── Supplied material ──

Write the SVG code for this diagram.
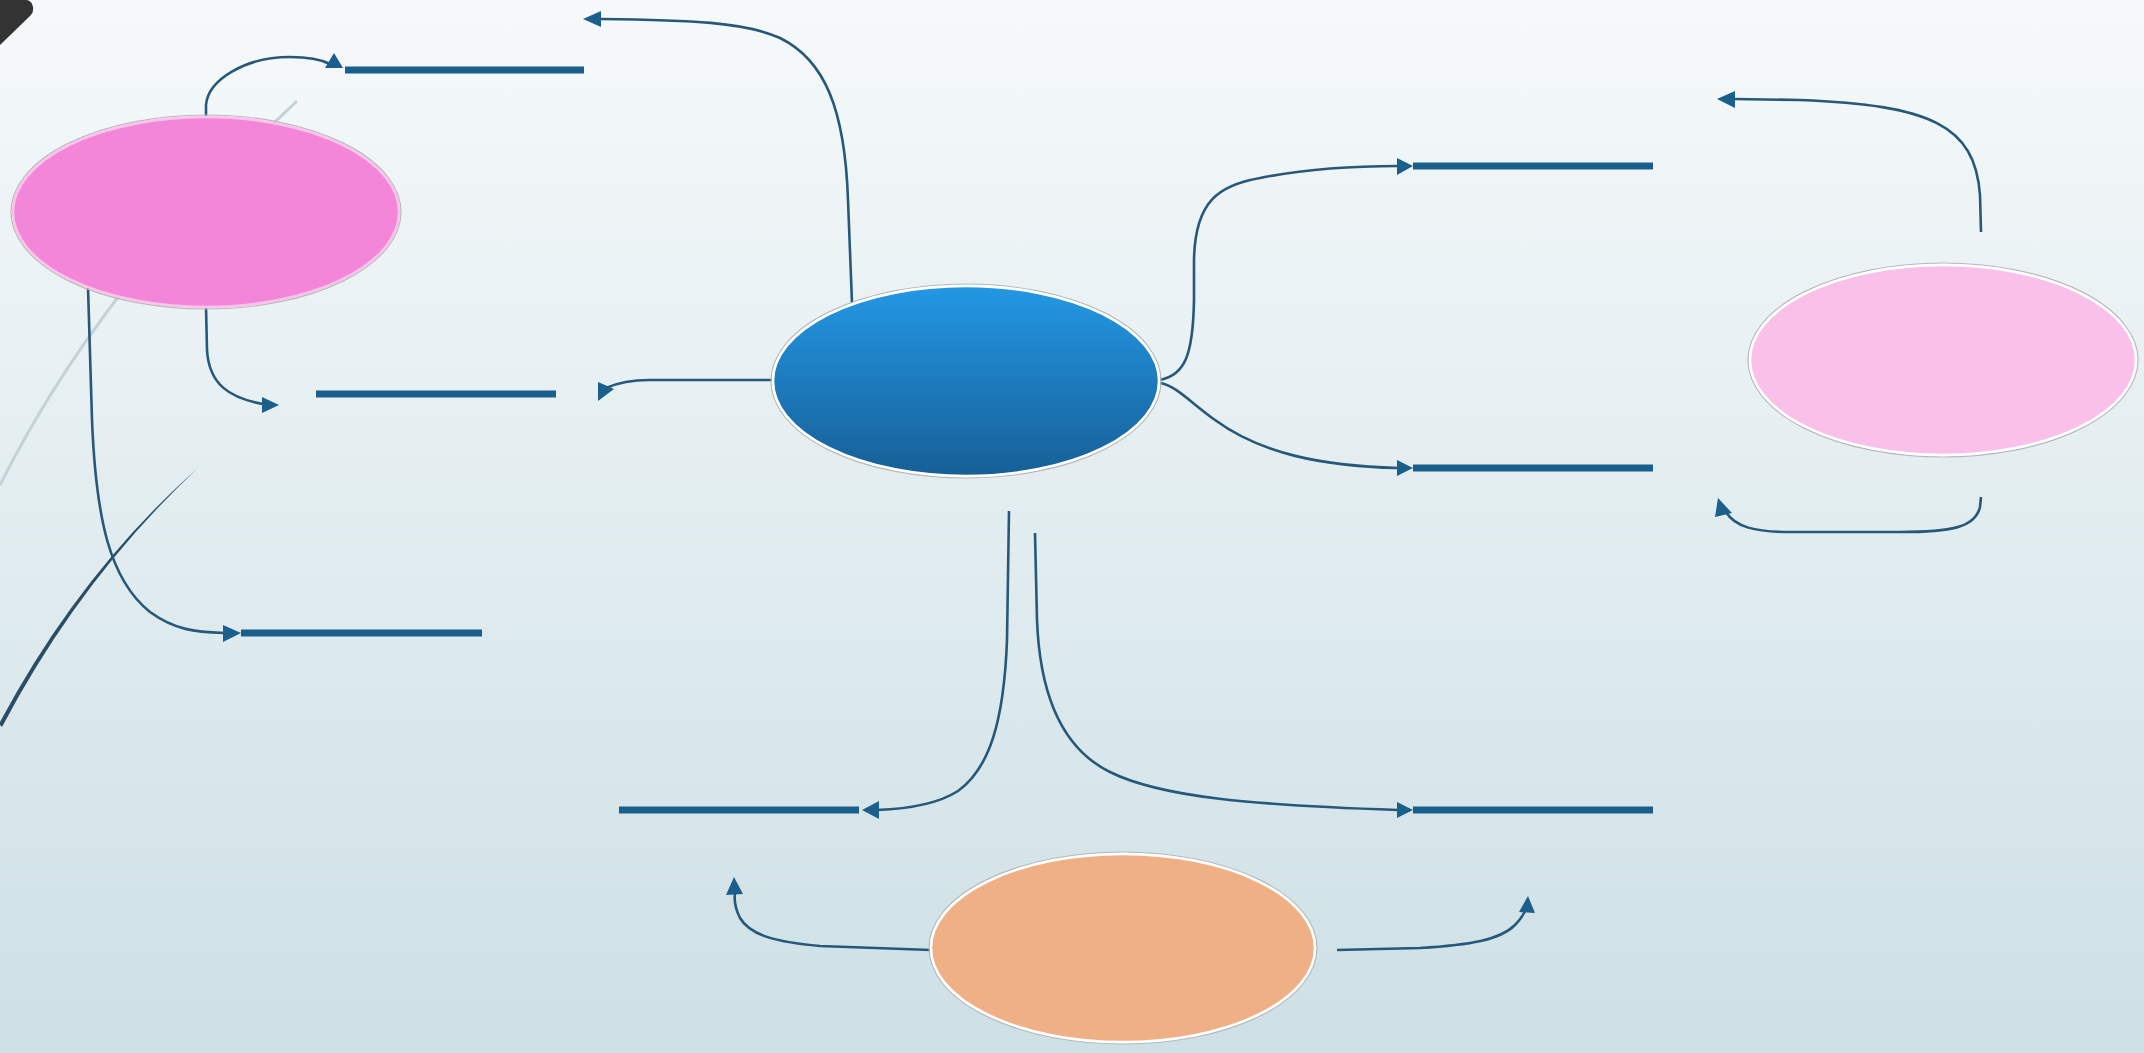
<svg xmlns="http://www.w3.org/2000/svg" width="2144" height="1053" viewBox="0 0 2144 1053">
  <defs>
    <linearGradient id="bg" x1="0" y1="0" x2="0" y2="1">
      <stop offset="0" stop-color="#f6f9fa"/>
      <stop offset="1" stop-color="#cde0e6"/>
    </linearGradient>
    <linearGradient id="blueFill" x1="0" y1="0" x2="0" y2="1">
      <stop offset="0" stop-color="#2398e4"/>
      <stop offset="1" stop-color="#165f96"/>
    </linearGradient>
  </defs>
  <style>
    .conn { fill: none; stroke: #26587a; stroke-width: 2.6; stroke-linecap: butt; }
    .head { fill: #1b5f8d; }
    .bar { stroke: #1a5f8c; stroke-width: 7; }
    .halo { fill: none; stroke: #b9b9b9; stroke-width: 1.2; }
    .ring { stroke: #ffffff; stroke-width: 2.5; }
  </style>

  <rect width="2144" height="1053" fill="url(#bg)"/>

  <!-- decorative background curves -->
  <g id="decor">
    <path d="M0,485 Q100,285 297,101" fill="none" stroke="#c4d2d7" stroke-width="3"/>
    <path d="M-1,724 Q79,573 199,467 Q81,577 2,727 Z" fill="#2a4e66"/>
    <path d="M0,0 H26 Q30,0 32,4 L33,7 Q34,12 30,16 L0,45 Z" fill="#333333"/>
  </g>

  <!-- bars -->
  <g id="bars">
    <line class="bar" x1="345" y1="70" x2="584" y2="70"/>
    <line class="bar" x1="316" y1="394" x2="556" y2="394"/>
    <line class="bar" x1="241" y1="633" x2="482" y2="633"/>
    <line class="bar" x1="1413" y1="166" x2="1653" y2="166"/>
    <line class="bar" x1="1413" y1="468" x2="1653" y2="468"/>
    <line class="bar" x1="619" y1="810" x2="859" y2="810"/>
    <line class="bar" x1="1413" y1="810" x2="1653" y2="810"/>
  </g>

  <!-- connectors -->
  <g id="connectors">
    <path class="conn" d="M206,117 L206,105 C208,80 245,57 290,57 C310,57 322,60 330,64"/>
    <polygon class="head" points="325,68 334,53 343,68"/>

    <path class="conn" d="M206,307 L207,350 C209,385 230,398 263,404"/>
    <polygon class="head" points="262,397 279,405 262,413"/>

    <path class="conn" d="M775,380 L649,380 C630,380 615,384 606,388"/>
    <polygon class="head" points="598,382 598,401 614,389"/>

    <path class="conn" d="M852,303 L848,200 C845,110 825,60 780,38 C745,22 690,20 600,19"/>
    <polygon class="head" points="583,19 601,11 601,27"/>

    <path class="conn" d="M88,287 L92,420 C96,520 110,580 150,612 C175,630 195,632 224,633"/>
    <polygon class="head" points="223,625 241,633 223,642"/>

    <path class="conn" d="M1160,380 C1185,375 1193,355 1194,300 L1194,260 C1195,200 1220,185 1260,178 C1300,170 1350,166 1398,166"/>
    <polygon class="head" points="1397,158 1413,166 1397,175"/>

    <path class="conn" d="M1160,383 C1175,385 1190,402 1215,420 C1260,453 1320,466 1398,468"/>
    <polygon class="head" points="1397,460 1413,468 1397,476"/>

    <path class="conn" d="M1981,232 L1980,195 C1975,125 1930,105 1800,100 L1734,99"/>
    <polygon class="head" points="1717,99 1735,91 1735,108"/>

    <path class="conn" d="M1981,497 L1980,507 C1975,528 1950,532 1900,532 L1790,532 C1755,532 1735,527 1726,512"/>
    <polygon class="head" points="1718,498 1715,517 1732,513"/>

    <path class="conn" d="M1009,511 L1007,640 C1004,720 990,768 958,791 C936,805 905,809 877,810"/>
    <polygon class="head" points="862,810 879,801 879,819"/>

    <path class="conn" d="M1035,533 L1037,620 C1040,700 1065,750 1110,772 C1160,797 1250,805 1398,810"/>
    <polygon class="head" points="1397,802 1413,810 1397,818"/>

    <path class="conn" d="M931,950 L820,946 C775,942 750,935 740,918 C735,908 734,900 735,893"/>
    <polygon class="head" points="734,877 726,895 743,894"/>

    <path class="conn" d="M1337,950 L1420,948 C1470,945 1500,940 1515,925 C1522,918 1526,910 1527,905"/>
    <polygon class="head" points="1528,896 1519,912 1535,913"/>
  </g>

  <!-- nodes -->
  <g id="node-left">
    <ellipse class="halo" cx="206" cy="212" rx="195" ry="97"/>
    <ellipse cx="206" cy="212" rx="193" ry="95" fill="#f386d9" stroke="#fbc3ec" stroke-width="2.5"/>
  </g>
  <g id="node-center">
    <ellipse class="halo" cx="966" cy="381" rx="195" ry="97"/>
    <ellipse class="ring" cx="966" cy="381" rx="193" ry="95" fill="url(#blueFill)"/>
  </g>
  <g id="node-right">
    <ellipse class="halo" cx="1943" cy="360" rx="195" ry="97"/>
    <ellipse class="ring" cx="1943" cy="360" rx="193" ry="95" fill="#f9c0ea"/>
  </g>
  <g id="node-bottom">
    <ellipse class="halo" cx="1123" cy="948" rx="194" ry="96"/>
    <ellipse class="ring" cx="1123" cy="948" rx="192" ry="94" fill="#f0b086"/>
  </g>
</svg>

───

[Exercise goal]:
Skip every picture and transcribe the data above exactly.

[Response]:
Write the SVG code for this diagram.
<svg xmlns="http://www.w3.org/2000/svg" width="2144" height="1053" viewBox="0 0 2144 1053">
  <defs>
    <linearGradient id="bg" x1="0" y1="0" x2="0" y2="1">
      <stop offset="0" stop-color="#f6f9fa"/>
      <stop offset="1" stop-color="#cde0e6"/>
    </linearGradient>
    <linearGradient id="blueFill" x1="0" y1="0" x2="0" y2="1">
      <stop offset="0" stop-color="#2398e4"/>
      <stop offset="1" stop-color="#165f96"/>
    </linearGradient>
  </defs>
  <style>
    .conn { fill: none; stroke: #26587a; stroke-width: 2.6; stroke-linecap: butt; }
    .head { fill: #1b5f8d; }
    .bar { stroke: #1a5f8c; stroke-width: 7; }
    .halo { fill: none; stroke: #b9b9b9; stroke-width: 1.2; }
    .ring { stroke: #ffffff; stroke-width: 2.5; }
  </style>

  <rect width="2144" height="1053" fill="url(#bg)"/>

  <!-- decorative background curves -->
  <g id="decor">
    <path d="M0,485 Q100,285 297,101" fill="none" stroke="#c4d2d7" stroke-width="3"/>
    <path d="M-1,724 Q79,573 199,467 Q81,577 2,727 Z" fill="#2a4e66"/>
    <path d="M0,0 H26 Q30,0 32,4 L33,7 Q34,12 30,16 L0,45 Z" fill="#333333"/>
  </g>

  <!-- bars -->
  <g id="bars">
    <line class="bar" x1="345" y1="70" x2="584" y2="70"/>
    <line class="bar" x1="316" y1="394" x2="556" y2="394"/>
    <line class="bar" x1="241" y1="633" x2="482" y2="633"/>
    <line class="bar" x1="1413" y1="166" x2="1653" y2="166"/>
    <line class="bar" x1="1413" y1="468" x2="1653" y2="468"/>
    <line class="bar" x1="619" y1="810" x2="859" y2="810"/>
    <line class="bar" x1="1413" y1="810" x2="1653" y2="810"/>
  </g>

  <!-- connectors -->
  <g id="connectors">
    <path class="conn" d="M206,117 L206,105 C208,80 245,57 290,57 C310,57 322,60 330,64"/>
    <polygon class="head" points="325,68 334,53 343,68"/>

    <path class="conn" d="M206,307 L207,350 C209,385 230,398 263,404"/>
    <polygon class="head" points="262,397 279,405 262,413"/>

    <path class="conn" d="M775,380 L649,380 C630,380 615,384 606,388"/>
    <polygon class="head" points="598,382 598,401 614,389"/>

    <path class="conn" d="M852,303 L848,200 C845,110 825,60 780,38 C745,22 690,20 600,19"/>
    <polygon class="head" points="583,19 601,11 601,27"/>

    <path class="conn" d="M88,287 L92,420 C96,520 110,580 150,612 C175,630 195,632 224,633"/>
    <polygon class="head" points="223,625 241,633 223,642"/>

    <path class="conn" d="M1160,380 C1185,375 1193,355 1194,300 L1194,260 C1195,200 1220,185 1260,178 C1300,170 1350,166 1398,166"/>
    <polygon class="head" points="1397,158 1413,166 1397,175"/>

    <path class="conn" d="M1160,383 C1175,385 1190,402 1215,420 C1260,453 1320,466 1398,468"/>
    <polygon class="head" points="1397,460 1413,468 1397,476"/>

    <path class="conn" d="M1981,232 L1980,195 C1975,125 1930,105 1800,100 L1734,99"/>
    <polygon class="head" points="1717,99 1735,91 1735,108"/>

    <path class="conn" d="M1981,497 L1980,507 C1975,528 1950,532 1900,532 L1790,532 C1755,532 1735,527 1726,512"/>
    <polygon class="head" points="1718,498 1715,517 1732,513"/>

    <path class="conn" d="M1009,511 L1007,640 C1004,720 990,768 958,791 C936,805 905,809 877,810"/>
    <polygon class="head" points="862,810 879,801 879,819"/>

    <path class="conn" d="M1035,533 L1037,620 C1040,700 1065,750 1110,772 C1160,797 1250,805 1398,810"/>
    <polygon class="head" points="1397,802 1413,810 1397,818"/>

    <path class="conn" d="M931,950 L820,946 C775,942 750,935 740,918 C735,908 734,900 735,893"/>
    <polygon class="head" points="734,877 726,895 743,894"/>

    <path class="conn" d="M1337,950 L1420,948 C1470,945 1500,940 1515,925 C1522,918 1526,910 1527,905"/>
    <polygon class="head" points="1528,896 1519,912 1535,913"/>
  </g>

  <!-- nodes -->
  <g id="node-left">
    <ellipse class="halo" cx="206" cy="212" rx="195" ry="97"/>
    <ellipse cx="206" cy="212" rx="193" ry="95" fill="#f386d9" stroke="#fbc3ec" stroke-width="2.5"/>
  </g>
  <g id="node-center">
    <ellipse class="halo" cx="966" cy="381" rx="195" ry="97"/>
    <ellipse class="ring" cx="966" cy="381" rx="193" ry="95" fill="url(#blueFill)"/>
  </g>
  <g id="node-right">
    <ellipse class="halo" cx="1943" cy="360" rx="195" ry="97"/>
    <ellipse class="ring" cx="1943" cy="360" rx="193" ry="95" fill="#f9c0ea"/>
  </g>
  <g id="node-bottom">
    <ellipse class="halo" cx="1123" cy="948" rx="194" ry="96"/>
    <ellipse class="ring" cx="1123" cy="948" rx="192" ry="94" fill="#f0b086"/>
  </g>
</svg>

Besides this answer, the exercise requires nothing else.